The Faculty of Humanities & Social Sciences hosted the 2022 Africa Day edition of the Vice-Chancellors Webinar Series on Wednesday 25 May. It was tagged “Advancing Africa Thought: A presentation of Two Books by Prof MA Masoga”, the dean of the faculty. The

books are Narratives of Culture, Identity & Community (2021) and Studies on Indigenous Knowledge Systems (2020). The books focus on the role of African indigenous knowledge systems in knowledge production and development in Africa, a fitting theme for UNIZULU which rightly prides itself as ‘a node for African thought’. The event featured a thought-provoking opening by the VC, Prof X. Mtose who foregrounded the historical and ideological significance of the event. This was followed by a concise summary of the intellectual journey of the author given by the DVC Institutional Support, Prof S. Seepe. A powerful review of the first book was provided by Mr Nelson Ratua from the Department of English followed by response by Advocate E.M. Nkosi, a member of council of the National Arts Council.


The event rounded off with a short dialogue between the author, Prof Masoga and Dr A. Akpome, co-ordinator of faculty webinars. Dr SC Cele served as the programme director and the Deputy Dean, Research and Internationalisation, Prof AL Shokane gave the vote of thanks. Among others, the VC and DVC Institutional Support were commended for their commitment to the Webinar Series. IT colleagues and the Communications and Media Division led by Ms Gcina Nhleko were also praised for their professional behind-the-scenes roles and charged to take the series even wider. The event was covered by North Coast Radio.

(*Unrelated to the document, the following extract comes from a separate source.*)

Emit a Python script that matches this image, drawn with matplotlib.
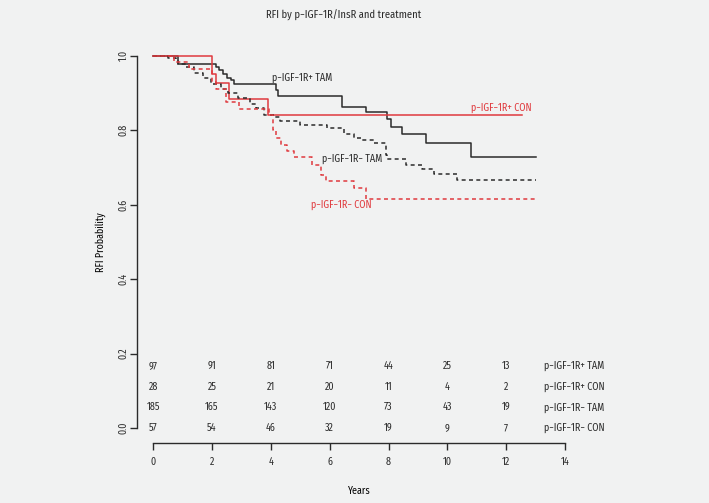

Prof Masoga’s books promote the goals of the African Union especially with regard to the use of indigenous African knowledge in the African Renaissance and decolonisation as well as in actualising the AU’s Agenda 2063: ‘The Africa We Want’. The first book is a form of auto-ethnographic creative non-fiction narrating the formative years of the author in rural South African while the second offers academic essays on African indigenous knowledge systems. Both illustrate Prof Masoga’s ‘Afro-sensed’ theory which offers exciting possibilities for the decolonisation and enhancement of research, community engagement and knowledge production in institutions across Africa.